Securities Backed Line of Credit
When looking for cash to finance a business, or a cash injection needed for a down payment on a larger loan, such as an SBA loan, many people assume they will sell some stocks. This can be a viable option, but selling stocks generates capital gains taxes. Just like with cashing in retirement funds, you need to account for those taxes when you sell stock and use it for your business venture. Of course, you also lose out on future growth for the stocks.
Another option is a line of credit, which uses your stock portfolio as collateral. You can take out this line of credit for 70% of the loan-to-value ratio of your portfolio. You will still own the stocks and gain the benefits of future growth and dividends. You can also borrow at a lower interest rate than with many other products, while historically stocks earn, on average, 8-9% per year, possibly making this type of financing option a no-brainer!
How Hand & Stone helps you secure funding
By partnering with Benetrends, Hand & Stone is able to offer a proprietary program that helps franchisees more quickly qualify for financing and use the best mix of products for their individual situation.
In 2014, Benetrends introduced a $100 million franchise fund, with $10 million earmarked for Hand & Stone Massage and Facial Spa. The program was so successful that Hand & Stone’s fund was recently doubled to $20 million.
Rocco Fiorentino says Benetrends likes the space Hand & Stone occupies - the growing health and wellness marketplace, with affordable spa services becoming even more popular.
“We like the space Hand & Stone is in… the wellness concept has been well accepted in franchises if you look at the competitors.
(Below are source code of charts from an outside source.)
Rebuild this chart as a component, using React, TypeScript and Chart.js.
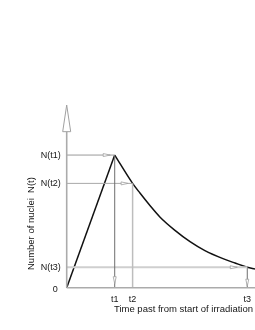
import { useEffect, useRef } from 'react';
import { Chart, registerables } from 'chart.js';

Chart.register(...registerables);

// Rise during irradiation (time, nuclei) – arbitrary units
const RISE_T = [0, 25.5];
const RISE_N = [0, 72.6];
// Decay after irradiation ends
const DECAY_T = [25.5, 35.0, 38.9, 44.2, 49.6, 57.5, 65.5, 73.4, 83.0, 89.4, 95.9, 100];
const DECAY_N = [72.6, 57.1, 51.8, 45.0, 38.6, 31.4, 25.2, 20.3, 15.9, 13.5, 11.2, 10.2];

// Marked times and their nuclei counts
const T_LABELS = ['t1', 't2', 't3'];
const T_VALUES = [25.5, 35.0, 95.9];
const N_LABELS = ['N(t1)', 'N(t2)', 'N(t3)'];
const N_VALUES = [72.6, 57.1, 11.2];
const ZERO_LABEL = '0';

const X_MAX = 100;
const Y_AXIS_TOP = 85.4; // where the arrow head starts
const Y_AXIS_TIP = 100;

const X_TITLE = 'Time past from start of irradiation';
const Y_TITLE = 'Number of nuclei  N(t)';

const FONT = '"Liberation Sans", Arial, sans-serif';

export default function App() {
  const ref = useRef<HTMLCanvasElement | null>(null);

  useEffect(() => {
    if (!ref.current) return;
    const pts = (xs: number[], ys: number[]) => xs.map((v, i) => ({ x: v, y: ys[i] }));

    const refColorsH = ['#9a9a9a', '#a8a8a8', '#cfcfcf'];
    const refWidthH = [1, 1, 2];
    const refColorsV = ['#6e6e6e', '#bdbdbd', '#6e6e6e'];
    const refWidthV = [1, 1.5, 1];

    const datasets: any[] = [];
    // axes
    datasets.push({ data: [{ x: 0, y: 0 }, { x: X_MAX, y: 0 }], borderColor: '#ababab', borderWidth: 1.6 });
    datasets.push({ data: [{ x: 0, y: 0 }, { x: 0, y: Y_AXIS_TOP }], borderColor: '#ababab', borderWidth: 1.6 });
    // reference lines
    T_VALUES.forEach((t, i) => {
      datasets.push({ data: [{ x: 0, y: N_VALUES[i] }, { x: t, y: N_VALUES[i] }], borderColor: refColorsH[i], borderWidth: refWidthH[i] });
      datasets.push({ data: [{ x: t, y: 0 }, { x: t, y: N_VALUES[i] }], borderColor: refColorsV[i], borderWidth: refWidthV[i] });
    });
    // curve
    datasets.push({ data: pts(RISE_T, RISE_N), borderColor: '#111', borderWidth: 1.5 });
    datasets.push({ data: pts(DECAY_T, DECAY_N), borderColor: '#111', borderWidth: 1.5, cubicInterpolationMode: 'monotone' });

    datasets.forEach((d) => {
      d.pointRadius = 0;
      d.fill = false;
      d.clip = false;
    });

    const decorations = {
      id: 'decorations',
      afterDatasetsDraw(chart: any) {
        const { ctx, scales } = chart;
        const xs = scales.x;
        const ys = scales.y;
        const ax = xs.getPixelForValue(0);
        const y0 = ys.getPixelForValue(0);
        ctx.save();
        // y-axis hollow arrow head
        const tipY = ys.getPixelForValue(Y_AXIS_TIP);
        const baseY = ys.getPixelForValue(Y_AXIS_TOP);
        ctx.beginPath();
        ctx.moveTo(ax, tipY);
        ctx.lineTo(ax + 4, baseY);
        ctx.lineTo(ax - 4, baseY);
        ctx.closePath();
        ctx.fillStyle = '#fff';
        ctx.fill();
        ctx.strokeStyle = '#a0a0a0';
        ctx.lineWidth = 1;
        ctx.stroke();

        const smallArrow = (px: number, py: number, dir: 'r' | 'd') => {
          ctx.beginPath();
          if (dir === 'r') {
            ctx.moveTo(px, py);
            ctx.lineTo(px - 7, py - 1.5);
            ctx.lineTo(px - 7, py + 1.5);
          } else {
            ctx.moveTo(px, py);
            ctx.lineTo(px - 1.5, py - 7);
            ctx.lineTo(px + 1.5, py - 7);
          }
          ctx.closePath();
          ctx.fillStyle = '#fff';
          ctx.fill();
          ctx.strokeStyle = '#a0a0a0';
          ctx.lineWidth = 0.8;
          ctx.stroke();
        };
        const hOff = [4.5, 4.5, 10];
        T_VALUES.forEach((t, i) => {
          smallArrow(xs.getPixelForValue(t) - hOff[i], ys.getPixelForValue(N_VALUES[i]), 'r');
        });
        smallArrow(xs.getPixelForValue(T_VALUES[0]), y0 - 4, 'd');
        smallArrow(xs.getPixelForValue(T_VALUES[2]), y0 - 1.5, 'd');

        // tick labels
        ctx.fillStyle = '#151515';
        ctx.font = '9px ' + FONT;
        ctx.textAlign = 'right';
        ctx.textBaseline = 'middle';
        N_VALUES.forEach((n, i) => {
          ctx.fillText(N_LABELS[i], ax - 6, ys.getPixelForValue(n));
        });
        ctx.fillText(ZERO_LABEL, ax - 9, y0 + 2);
        ctx.textAlign = 'center';
        ctx.textBaseline = 'top';
        T_VALUES.forEach((t, i) => {
          ctx.fillText(T_LABELS[i], xs.getPixelForValue(t), y0 + 7);
        });

        // titles
        ctx.font = '9.5px ' + FONT;
        ctx.textAlign = 'right';
        ctx.textBaseline = 'middle';
        ctx.fillText(X_TITLE, 253, y0 + 22);
        ctx.translate(31, 270);
        ctx.rotate(-Math.PI / 2);
        ctx.textAlign = 'left';
        ctx.fillText(Y_TITLE, 0, 0);
        ctx.restore();
      },
    };

    const chart = new Chart(ref.current, {
      type: 'line',
      data: { datasets },
      options: {
        animation: false,
        responsive: false,
        events: [],
        layout: { padding: { left: 66.7, right: 0, top: 105, bottom: 42.3 } },
        plugins: { legend: { display: false }, tooltip: { enabled: false } },
        scales: {
          x: { type: 'linear', min: 0, max: X_MAX, display: false },
          y: { type: 'linear', min: 0, max: Y_AXIS_TIP, display: false },
        },
      },
      plugins: [decorations],
    });
    return () => chart.destroy();
  }, []);

  return (
    <div style={{ position: 'fixed', left: 0, top: 0, width: 255, height: 330, background: '#fff' }}>
      <canvas ref={ref} width={255} height={330} style={{ display: 'block' }} />
    </div>
  );
}
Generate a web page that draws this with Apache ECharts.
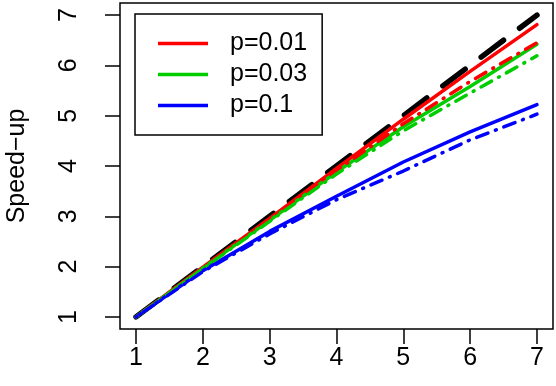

They are all doing really well in the category. So it’s a category that we financial services providers really like, the unit economics. We think there’s a lot of runway left in that category. We don’t think it’s a fad and we don’t think it’s going out of style any time soon… We like the management team. We’ve seen the growth there. So we like the fact that they’re growing and invested in their infrastructure. We took a deep dive into the brand and wanted to understand their real estate site selection criteria. We didn’t have to worry about where in the US they were going to place it; wherever it was, it would be a center that met or exceeded the criteria they set forth. We looked at their marketing efforts - they have their own in-house marketing company. With their recurring revenue model, they certainly can control their destiny.”
Rather than have franchisees go to their local bank and have to pitch the Hand & Stone model, especially in brand new markets that might not be as familiar with the brand, Benetrends has a partner bank that has already underwritten funding for well-qualified candidates. As long as the franchisee meets the specific requirements in their “credit box,” they will be approved for funding within 48 hours. The funding can take the form of any of the above options, with the best mix of funding recommended by Benetrends.
Fiorentino says the one thing he wants potential Hand & Stone owners to know is that, “There’s money waiting for them.”